The Five L's of Living Well is told by a middle-aged daughter, who attempts to protect her aging, self-absorbed, independent and quirky mother from herself. Flashbacks allow a glimpse of their lovingly difficult relationship as conclusions are drawn one insightful day.
The Car Ride is a story about two young mothers coping with an eight-hour drive with their two seven-year-olds to visit a mutual best friend. The difference in parenting becomes clear and continues to be problematic as events unfold inside the car.
Graduation Day is fondly told by Helen Clark's husband of 32 years, Steven, who recalls their flirtatiously platonic, purposefully abstinent, yearlong courtship climaxing with lustful sexuality and their decision to spend the rest of their lives together.

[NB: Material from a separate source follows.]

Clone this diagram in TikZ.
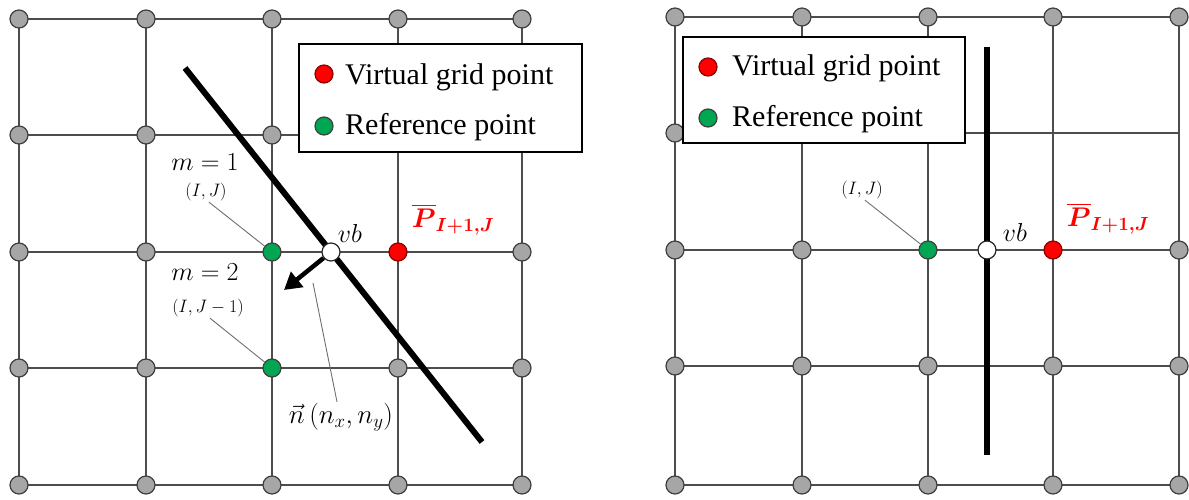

Target Practice is told by the much younger daughter of a family of six. She recalls the day when she was twelve and her older married sister was baptized. She gives the reactions of her protective big brother, their pessimistic father, a lapsed Catholic, and their optimistic mother, concerned about religious hypocrisy. She tells how the kids, who were raised with loving honesty but without organized religion, gradually chose their own, and how her other sister brought those ideals to a dramatic head on that celebratory eve.
Me and My POM is told by the adult godchild of a cantankerous 86-year-old female Marine whom she is trying to guide through the depression of being moved to an old people's home followed by the hysteria of her car privileges being taken away. She nicknames her godmother POM, for 'Pissed Off Marine'.
How I Spent My Summer is a first person account of a mid-life female addicted to a pain killer wrongfully prescribed by her physician, who checks her into a local rehabilitation center, but then is called away because of a family emergency. Left on her own, with no personal doctor to manage her case, she describes the center's mismanagement in all its irony, using sarcasm to get through the ordeal that culminates with the heartbreak of her last assigned roommate.
These Things Happen is told by the wife of a couple who decide to avoid going into a rest home in their later years by preemptively hiring an interior designer to set up their condominium for the safe simplicity of old age. Charles turns out to be less and more than they expected or ever would have chosen as they slog through over two years of unforeseen expense and upheaval in their buttoned down lives.
Way To Go is a description of a utopian mansion carefully developed and maintained to house sixty healthy 80-year-old-and-older citizens in a pleasing and stimulating atmosphere, run by playfully pragmatic eccentrics.